Malam berikutnya, Nabi kembali turun ke Mekkah untuk tujuan yang sama. Beliau mendengar dari kejauhan alunan musik yaang sangat merdu. Beliau duduk mendengarkannya, tetapi kemudian mengantuk dan jatuh tertidur lelap hingga pagi. Seolah-olah beliau tak diizinkan oleh penciptannya untuk ikut-ikutan hidup dalam kesia-siaan.

Setelah Nabi Muhammad menikah dengan sayyidah Khadijah, kehidupan mereka sangat harmonis. Pada masa itu, di kalangan bangsa Arab ada orang yang dianggap pemikir dan orang bijak yang berpengetahuan. Mereka memiliki kebiasaan khas, yaitu menyendiri dan menyepi dari keramaian masyarakat selama beberapa waktu setiap tahunnya. Pada bulan tertentu, mereka pergi ke gunung atau tempat sepi lain untuk merenung dan menyendiri mendekatkan diri kepada tuhan-tuhan mereka. Biasanya mereka bertapa seraya berdo’a mengharap diberi rizki dan pengetahuan. Mereka menyebut pengasingan untuk beribadah seperti ini dengan istilah tahannuf atau tahannus.

Nabi Muhammad menemukan sebuah tempat yang paling sesuai untuk menyibukkan diri dalam perenungan dan tafakkur. Setelah sekian lama bergaul dengan masyarakat dan mencermati perilaku dan kebiasaan mereka, Nabi Muhammad memutuskan untuk menyepi dan menyendiri (tahannus). Di puncak gunung Hira yang berjarak sekitar 10 km sebelah utara kota Mekkah, ada sebuah gua yang tepat untuk tempat menyendiri. Sepanjang bulan ramadhan setiap tahun, Nabi Muhammad pergi kesana dan berdiam di tempat itu dengan membawa bekal secukupnya. Apabila bulan ramadhan telah berlalu, beliau kembali kepada istrinya, sayyidah Khadijah; kembali bergaul dengan masyarakat dan orang-orang di sekitarnya.

Selain merenung (tafakkur) yang biasa beliau lakukan setiap tahun pada bulan ramadhan, bentuk ibadah Nabi yang lain adalah memuliakan tamu.

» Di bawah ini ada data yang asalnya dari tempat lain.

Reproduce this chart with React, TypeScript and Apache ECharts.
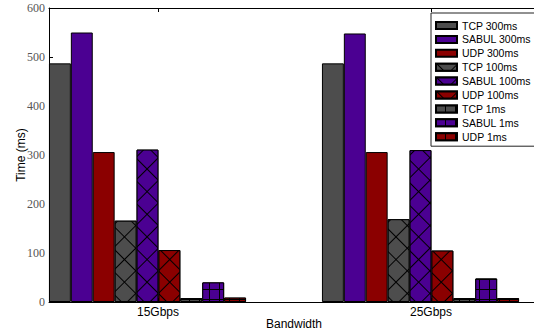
import React, { useEffect, useRef } from 'react';
import * as echarts from 'echarts';

const categories = ['15Gbps', '25Gbps'];
const seriesNames = [
  'TCP 300ms', 'SABUL 300ms', 'UDP 300ms',
  'TCP 100ms', 'SABUL 100ms', 'UDP 100ms',
  'TCP 1ms', 'SABUL 1ms', 'UDP 1ms',
];
const tcp300 = [487, 487];
const sabul300 = [550, 548];
const udp300 = [306, 306];
const tcp100 = [166, 169];
const sabul100 = [311, 310];
const udp100 = [106, 105];
const tcp1 = [8, 8];
const sabul1 = [40, 48];
const udp1 = [9, 8];
const seriesValues = [tcp300, sabul300, udp300, tcp100, sabul100, udp100, tcp1, sabul1, udp1];
const yTicks = [0, 100, 200, 300, 400, 500, 600];

const protoColors = ['#4d4d4d', '#4b0092', '#8b0000'];

// layout (x axis measured in pixels from plot left)
const plotWidth = 490;
const firstGroupCenter = 98.5;
const groupSpacing = 273;
const tickOffset = 10.5;
const barWidth = 21.9;

const groupCenters = categories.map((_, i) => firstGroupCenter + i * groupSpacing);
const tickPositions = groupCenters.map((c) => c + tickOffset);

function makeDecal(kind: number, color: string): any {
  if (kind === 1) {
    return {
      symbol: 'rect',
      symbolSize: 1,
      color,
      backgroundColor: null,
      dashArrayX: [14.5, 1],
      dashArrayY: [14.5, 1],
      rotation: Math.PI / 4,
    };
  }
  if (kind === 2) {
    return {
      symbol: 'rect',
      symbolSize: 1,
      color,
      backgroundColor: null,
      dashArrayX: [9, 1],
      dashArrayY: [9, 1],
      rotation: 0,
    };
  }
  return undefined;
}

export default function App() {
  const ref = useRef<HTMLDivElement>(null);
  useEffect(() => {
    document.body.style.margin = '0';
    const chart = echarts.init(ref.current!, undefined, { renderer: 'svg' });
    const series = seriesNames.map((name, i) => {
      const proto = i % 3;
      const kind = Math.floor(i / 3);
      const color = protoColors[proto];
      const decal = makeDecal(kind, color);
      return {
        type: 'bar',
        name,
        xAxisIndex: 0,
        yAxisIndex: 0,
        barWidth,
        barGap: '0%',
        data: groupCenters.map((x, j) => [x, seriesValues[i][j]]),
        itemStyle: {
          color: kind === 0 ? color : '#000',
          borderColor: '#000',
          borderWidth: 1,
          decal: decal,
        },
      };
    });
    const sans = 'Liberation Sans';
    chart.setOption({
      animation: false,
      backgroundColor: '#fff',
      grid: { left: 49, right: -5, top: 8, bottom: 33, containLabel: false, outerBoundsMode: 'none' },
      legend: {
        data: seriesNames,
        orient: 'vertical',
        left: 431,
        top: 13,
        itemWidth: 21,
        itemHeight: 7,
        itemGap: 2.9,
        itemTextGap: 8,
        padding: [7, 12, 4, 4],
        icon: 'rect',
        borderColor: '#222',
        borderWidth: 1,
        backgroundColor: '#fff',
        selectedMode: false,
        textStyle: { fontSize: 10.5, fontFamily: sans, color: '#000' },
        z: 10,
      },
      xAxis: [
        {
          type: 'value',
          position: 'bottom',
          min: 0,
          max: plotWidth,
          splitLine: { show: false },
          axisLine: { show: true, lineStyle: { color: '#000', width: 1 } },
          axisTick: { show: true, inside: true, length: 4, customValues: tickPositions, lineStyle: { color: '#000' } },
          axisLabel: {
            customValues: tickPositions,
            formatter: (v: number) => {
              const idx = tickPositions.findIndex((t) => Math.abs(t - v) < 0.01);
              return idx >= 0 ? categories[idx] : '';
            },
            fontSize: 12,
            fontFamily: sans,
            color: '#000',
            margin: 4,
          },
          name: 'Bandwidth',
          nameLocation: 'middle',
          nameGap: 16,
          nameMoveOverlap: false,
          nameTextStyle: { fontSize: 12, fontFamily: sans, color: '#000' },
        },
        {
          type: 'value',
          position: 'top',
          min: 0,
          max: plotWidth,
          splitLine: { show: false },
          axisLine: { show: true, lineStyle: { color: '#000', width: 1 } },
          axisTick: { show: true, inside: true, length: 4, customValues: tickPositions, lineStyle: { color: '#000' } },
          axisLabel: { show: false },
        },
      ],
      yAxis: [
        {
          type: 'value',
          min: yTicks[0],
          max: yTicks[yTicks.length - 1],
          interval: 100,
          splitLine: { show: false },
          axisLine: { show: true, lineStyle: { color: '#000', width: 1 } },
          axisTick: { show: true, inside: true, length: 4, lineStyle: { color: '#000' } },
          axisLabel: { fontSize: 12, fontFamily: 'Liberation Serif', color: '#555', margin: 4 },
          name: 'Time (ms)',
          nameLocation: 'middle',
          nameGap: 22,
          nameMoveOverlap: false,
          nameTextStyle: { fontSize: 12, fontFamily: sans, color: '#000' },
        },
      ],
      series,
    });
    return () => chart.dispose();
  }, []);
  return <div ref={ref} style={{ position: 'fixed', left: 0, top: 0, width: 534, height: 335 }} />;
}
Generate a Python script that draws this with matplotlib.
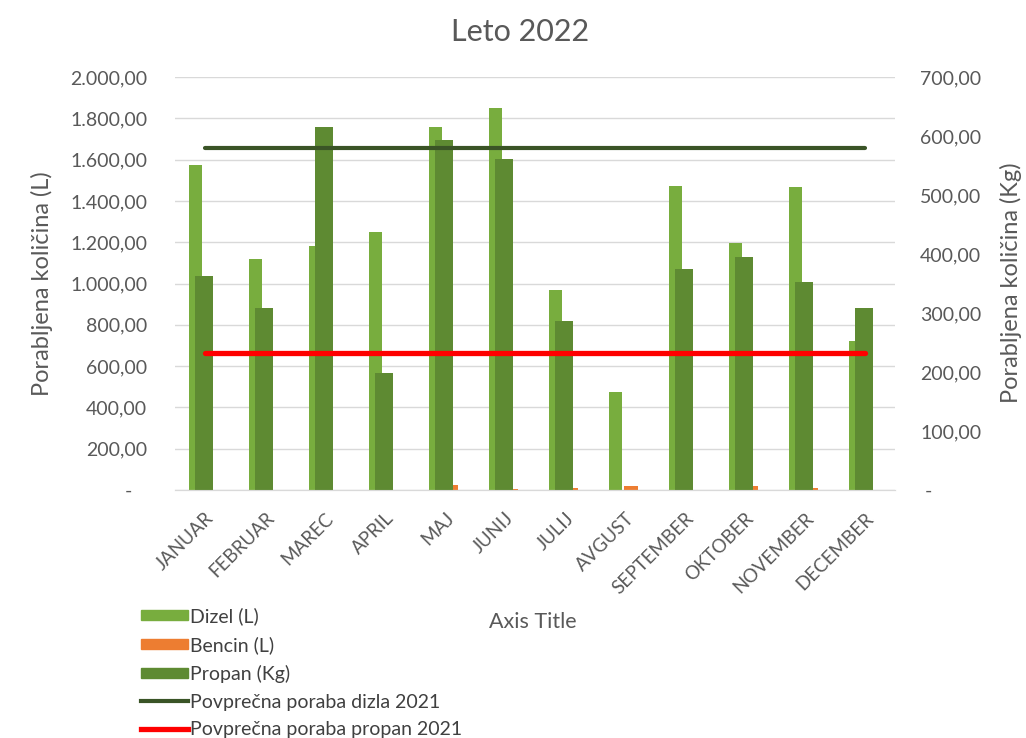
import numpy as np
import matplotlib
matplotlib.use('Agg')
import matplotlib.pyplot as plt
from matplotlib.ticker import FuncFormatter, MultipleLocator
from matplotlib.patches import Patch
from matplotlib.lines import Line2D

plt.rcParams['font.family'] = ['Lato', 'DejaVu Sans']

# podatki
meseci = ['JANUAR', 'FEBRUAR', 'MAREC', 'APRIL', 'MAJ', 'JUNIJ', 'JULIJ',
          'AVGUST', 'SEPTEMBER', 'OKTOBER', 'NOVEMBER', 'DECEMBER']
dizel = [1574, 1119, 1182, 1251, 1756, 1848, 968, 473, 1472, 1198, 1469, 721]
bencin = [0, 0, 0, 0, 22, 5, 8, 20, 0, 18, 10, 0]
propan = [363, 308, 615, 199, 593, 561, 286, 0, 374, 395, 352, 308]
povp_dizel_2021 = 1657
povp_propan_2021 = 232

c_dizel = '#78ad3e'
c_bencin = '#ed7d31'
c_propan = '#5e8a32'
c_line_d = '#3a5426'
c_line_p = '#ff0000'
siva = '#595959'


def fmt(v, pos):
    if abs(v) < 1e-9:
        return '-   '
    s = f'{v:,.2f}'
    return s.replace(',', 'X').replace('.', ',').replace('X', '.')


def fmt_r(v, pos):
    if abs(v) < 1e-9:
        return ' -'
    return fmt(v, pos)


fig = plt.figure(figsize=(10.26, 7.38), dpi=100)
ax = fig.add_axes([175/1026, 1-490/738, 720/1026, 413/738])
x = np.arange(len(meseci))

ax.bar(x-0.158, dizel, 0.22, color=c_dizel, zorder=2)
ax.bar(x+0.10, bencin, 0.22, color=c_bencin, zorder=2)
ax.set_xlim(-0.5, 11.5)
ax.set_ylim(0, 2000)
ax.yaxis.set_major_locator(MultipleLocator(200))
ax.yaxis.set_major_formatter(FuncFormatter(fmt))
ax.grid(axis='y', color='#d9d9d9', lw=1, zorder=0)
ax.set_axisbelow(True)

# propan na desni osi
ax2 = ax.twinx()
ax2.bar(x-0.017, propan, 0.3, color=c_propan, zorder=2)
ax2.plot(x, [povp_propan_2021]*len(x), color=c_line_p, lw=3.8,
         solid_capstyle='round', zorder=3)
ax2.set_ylim(0, 700)
ax2.yaxis.set_major_locator(MultipleLocator(100))
ax2.yaxis.set_major_formatter(FuncFormatter(fmt_r))

# povprecje dizla (leva skala) na vrhu
ax3 = ax.twinx()
ax3.plot(x, [povp_dizel_2021]*len(x), color=c_line_d, lw=3.0,
         solid_capstyle='round', zorder=3)
ax3.set_ylim(0, 2000)
ax3.axis('off')

for a in (ax, ax2):
    for s in ['top', 'left', 'right']:
        a.spines[s].set_visible(False)
    a.spines['bottom'].set_color('#d9d9d9')
    a.tick_params(length=0)

ax.tick_params(axis='y', labelsize=14, labelcolor=siva, pad=20)
ax2.tick_params(axis='y', labelsize=14, labelcolor=siva, pad=18)
ax.set_xticks(x)
ax.set_xticklabels(meseci, rotation=45, ha='right', rotation_mode='anchor',
                   fontsize=13.5, color=siva)
ax.tick_params(axis='x', pad=14)

ax.set_ylabel('Porabljena količina (L)', fontsize=17, color=siva, labelpad=12)
fig.text(1011/1026, 1-283/738, 'Porabljena količina (Kg)', fontsize=17,
         color=siva, rotation=90, ha='center', va='center')

fig.text(520/1026, 1-32/738, 'Leto 2022', fontsize=22, color=siva,
         ha='center', va='center')
fig.text(533/1026, 1-622/738, 'Axis Title', fontsize=15.5, color=siva,
         ha='center', va='center')

handles = [Patch(color=c_dizel), Patch(color=c_bencin), Patch(color=c_propan),
           Line2D([], [], color=c_line_d, lw=3.0),
           Line2D([], [], color=c_line_p, lw=3.8)]
labels = ['Dizel (L)', 'Bencin (L)', 'Propan (Kg)',
          'Povprečna poraba dizla 2021', 'Povprečna poraba propan 2021']
fig.legend(handles, labels, loc='upper left', bbox_to_anchor=(141/1026, 1-607/738),
           frameon=False, fontsize=14, handlelength=2.4, handleheight=0.45,
           handletextpad=0.1, labelspacing=0.56, borderaxespad=0, borderpad=0,
           labelcolor='#404040')

fig.savefig('out.png', dpi=100, facecolor='white')
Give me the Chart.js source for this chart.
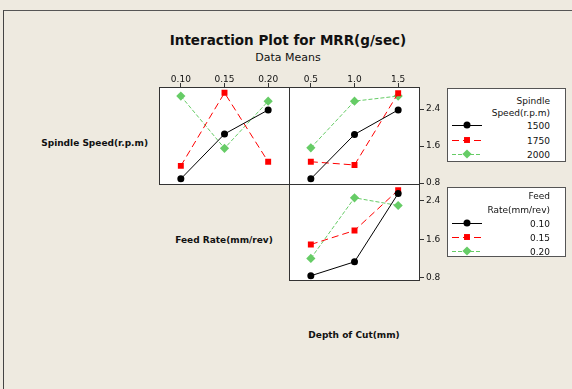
<!DOCTYPE html>
<html>
<head>
<meta charset="utf-8">
<script src="https://cdn.jsdelivr.net/npm/chart.js@4.4.1/dist/chart.umd.min.js"></script>
<style>
  body { margin: 0; width: 572px; height: 389px; background: #eeeae0; position: relative; overflow: hidden; font-family: "DejaVu Sans", sans-serif; color: #111; }
  .frame { position: absolute; left: 3px; top: 10px; right: -2px; bottom: -2px; border-left: 1px solid #444; border-top: 1px solid #555; }
  .txt { position: absolute; white-space: nowrap; transform: translateY(-50%); line-height: 1; }
  .c { transform: translate(-50%, -50%); }
  .r { transform: translate(-100%, -50%); }
  .b { font-weight: bold; }
  canvas.panel { position: absolute; }
  .legend { position: absolute; background: #fff; border: 1px solid #555; box-sizing: border-box; }
</style>
</head>
<body>
<div class="frame"></div>

<div class="txt c b" style="left:288px; top:41px; font-size:13.5px;">Interaction Plot for MRR(g/sec)</div>
<div class="txt c" style="left:288px; top:57px; font-size:11px;">Data Means</div>
<div class="txt r b" style="left:148px; top:143px; font-size:9px;">Spindle Speed(r.p.m)</div>
<div class="txt c b" style="left:224px; top:240px; font-size:9px;">Feed Rate(mm/rev)</div>
<div class="txt c b" style="left:354px; top:335px; font-size:9px;">Depth of Cut(mm)</div>

<canvas id="p1" class="panel" width="131" height="117" style="left:159px; top:68px;"></canvas>
<canvas id="p2" class="panel" width="165" height="117" style="left:289px; top:68px;"></canvas>
<canvas id="p3" class="panel" width="165" height="97" style="left:289px; top:184px;"></canvas>

<div id="legends"></div>

<script>
// levels
const feedRates = ["0.10", "0.15", "0.20"];
const depths = ["0.5", "1.0", "1.5"];
const speeds = ["1500", "1750", "2000"];
const yTicks = [0.8, 1.6, 2.4];

// MRR means, spindle speed traces over feed rate
const speedFeed1500 = [0.89, 1.86, 2.38];
const speedFeed1750 = [1.17, 2.75, 1.26];
const speedFeed2000 = [2.68, 1.55, 2.57];

// spindle speed traces over depth of cut
const speedDepth1500 = [0.89, 1.85, 2.38];
const speedDepth1750 = [1.26, 1.19, 2.74];
const speedDepth2000 = [1.56, 2.57, 2.68];

// feed rate traces over depth of cut
const feedDepth010 = [0.84, 1.13, 2.55];
const feedDepth015 = [1.49, 1.78, 2.62];
const feedDepth020 = [1.20, 2.46, 2.30];

const styles = [
    { color: "#000000", dash: [], point: "circle", radius: 3.5 },
    { color: "#ff0000", dash: [7, 4], point: "rect", radius: 4.2 },
    { color: "#66cc66", dash: [4, 2], point: "rectRot", radius: 4.6 }
];

function makeDataset(label, values, i) {
    const s = styles[i];
    return {
        label: label,
        data: values,
        borderColor: s.color,
        backgroundColor: s.color,
        borderWidth: 1,
        borderDash: s.dash,
        pointStyle: s.point,
        pointRadius: s.radius,
        pointBorderWidth: 0,
        tension: 0
    };
}

// white panel with a thin dark frame
const panelFrame = {
    id: "panelFrame",
    beforeDatasetsDraw(chart) {
        const a = chart.chartArea;
        const ctx = chart.ctx;
        ctx.save();
        ctx.fillStyle = "#ffffff";
        ctx.fillRect(a.left, a.top, a.right - a.left, a.bottom - a.top);
        ctx.restore();
    },
    afterDraw(chart) {
        const a = chart.chartArea;
        const ctx = chart.ctx;
        ctx.save();
        ctx.strokeStyle = "#333";
        ctx.lineWidth = 1;
        ctx.strokeRect(a.left + 0.5, a.top + 0.5, a.right - a.left - 1, a.bottom - a.top - 1);
        ctx.restore();
    }
};

const tickFont = { family: "DejaVu Sans", size: 9 };

function makePanel(id, labels, datasets, opt) {
    new Chart(document.getElementById(id), {
        type: "line",
        data: { labels: labels, datasets: datasets },
        plugins: [panelFrame],
        options: {
            responsive: false,
            animation: false,
            devicePixelRatio: 1,
            layout: { padding: 0, autoPadding: false },
            plugins: { legend: { display: false }, tooltip: { enabled: false } },
            scales: {
                x: {
                    type: "category",
                    offset: true,
                    position: "top",
                    display: opt.showX,
                    grid: { offset: false, drawOnChartArea: false, tickLength: 4, color: "#333" },
                    border: { display: false },
                    ticks: { font: tickFont, color: "#111", padding: -2, maxRotation: 0, autoSkip: false },
                    afterFit: s => {
                        s.height = opt.showX ? 19 : 0;
                        s.paddingLeft = 0; s.paddingRight = 0;
                    }
                },
                y: {
                    type: "linear",
                    position: "right",
                    display: opt.showY,
                    min: opt.min,
                    max: opt.max,
                    grid: { drawOnChartArea: false, tickLength: 4, color: "#333" },
                    border: { display: false },
                    afterBuildTicks: s => { s.ticks = yTicks.map(v => ({ value: v })); },
                    ticks: { font: tickFont, color: "#111", padding: 2, callback: v => v.toFixed(1) },
                    afterFit: s => {
                        s.width = opt.showY ? 34 : 0;
                        s.paddingTop = 0; s.paddingBottom = 0;
                    }
                }
            }
        }
    });
}

makePanel("p1", feedRates, [
    makeDataset(speeds[0], speedFeed1500, 0),
    makeDataset(speeds[1], speedFeed1750, 1),
    makeDataset(speeds[2], speedFeed2000, 2)
], { showX: true, showY: false, min: 0.757, max: 2.876 });

makePanel("p2", depths, [
    makeDataset(speeds[0], speedDepth1500, 0),
    makeDataset(speeds[1], speedDepth1750, 1),
    makeDataset(speeds[2], speedDepth2000, 2)
], { showX: true, showY: true, min: 0.757, max: 2.876 });

makePanel("p3", depths, [
    makeDataset(feedRates[0], feedDepth010, 0),
    makeDataset(feedRates[1], feedDepth015, 1),
    makeDataset(feedRates[2], feedDepth020, 2)
], { showX: false, showY: true, min: 0.731, max: 2.747 });

// legends: title lines and entries drawn by hand
function drawLegend(box, titles, titleY, names, rowY) {
    const holder = document.getElementById("legends");
    const div = document.createElement("div");
    div.className = "legend";
    div.style.left = box[0] + "px";
    div.style.top = box[1] + "px";
    div.style.width = box[2] + "px";
    div.style.height = box[3] + "px";
    holder.appendChild(div);

    const textRight = 550;
    titles.forEach((t, i) => {
        const el = document.createElement("div");
        el.className = "txt r";
        el.style.cssText = `left:${textRight}px; top:${titleY[i]}px; font-size:9px;`;
        el.textContent = t;
        holder.appendChild(el);
    });

    names.forEach((n, i) => {
        const el = document.createElement("div");
        el.className = "txt r";
        el.style.cssText = `left:${textRight}px; top:${rowY[i] + 1}px; font-size:9px;`;
        el.textContent = n;
        holder.appendChild(el);

        const cv = document.createElement("canvas");
        cv.width = 34; cv.height = 12;
        cv.style.cssText = `position:absolute; left:450px; top:${rowY[i] - 6}px;`;
        holder.appendChild(cv);
        const ctx = cv.getContext("2d");
        const s = styles[i];
        ctx.strokeStyle = s.color;
        ctx.fillStyle = s.color;
        ctx.lineWidth = 1;
        ctx.setLineDash(s.dash);
        ctx.beginPath();
        ctx.moveTo(2, 6.5);
        ctx.lineTo(32, 6.5);
        ctx.stroke();
        ctx.setLineDash([]);
        ctx.beginPath();
        const cx = 17, cy = 6;
        if (s.point === "circle") {
            ctx.arc(cx, cy, s.radius, 0, Math.PI * 2);
        } else if (s.point === "rect") {
            const h = s.radius * Math.SQRT1_2;
            ctx.rect(cx - h, cy - h, 2 * h, 2 * h);
        } else {
            const r = s.radius;
            ctx.moveTo(cx, cy - r); ctx.lineTo(cx + r, cy); ctx.lineTo(cx, cy + r); ctx.lineTo(cx - r, cy); ctx.closePath();
        }
        ctx.fill();
    });
}

drawLegend([447, 88, 119, 74], ["Spindle", "Speed(r.p.m)"], [101, 113], speeds, [125, 140, 154]);
drawLegend([447, 187, 119, 70], ["Feed", "Rate(mm/rev)"], [196, 210], feedRates, [223, 237, 251]);
</script>
</body>
</html>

Adapun tentang syari’at yang dianut Nabi Muhammad selama ber-tahannus, ulama berbeda pendapat. Dalam Tarikh-nya – sebagaimana dikutip Muhammad Husain Haekal – Ibnu Kasir menuturkan beberapa pendapat ulama pada masa-masa perenungan dan penyendirian di gua Hira. Sebagian ulama berpendapat bahwa beliau menganut syari’at Nabi Nuh, tetapi ada juga yang berpendapat beliau mengikuti syari’at Nabi Ibrahim atau syari’at Nabi Musa atau syari’at Nabi Isa.

Namun ada juga yang berpendapat bahwa beliau mengamalkan syari’at tertentu hanya saja tidak dapat dipastikan, apa syari’at yang beliau anut. Menurut Husain Haekal, pendapat terakhir lebih tepat karena sesuai dengan dasar-dasar perenungan dan pemikiran Nabi Muhammad.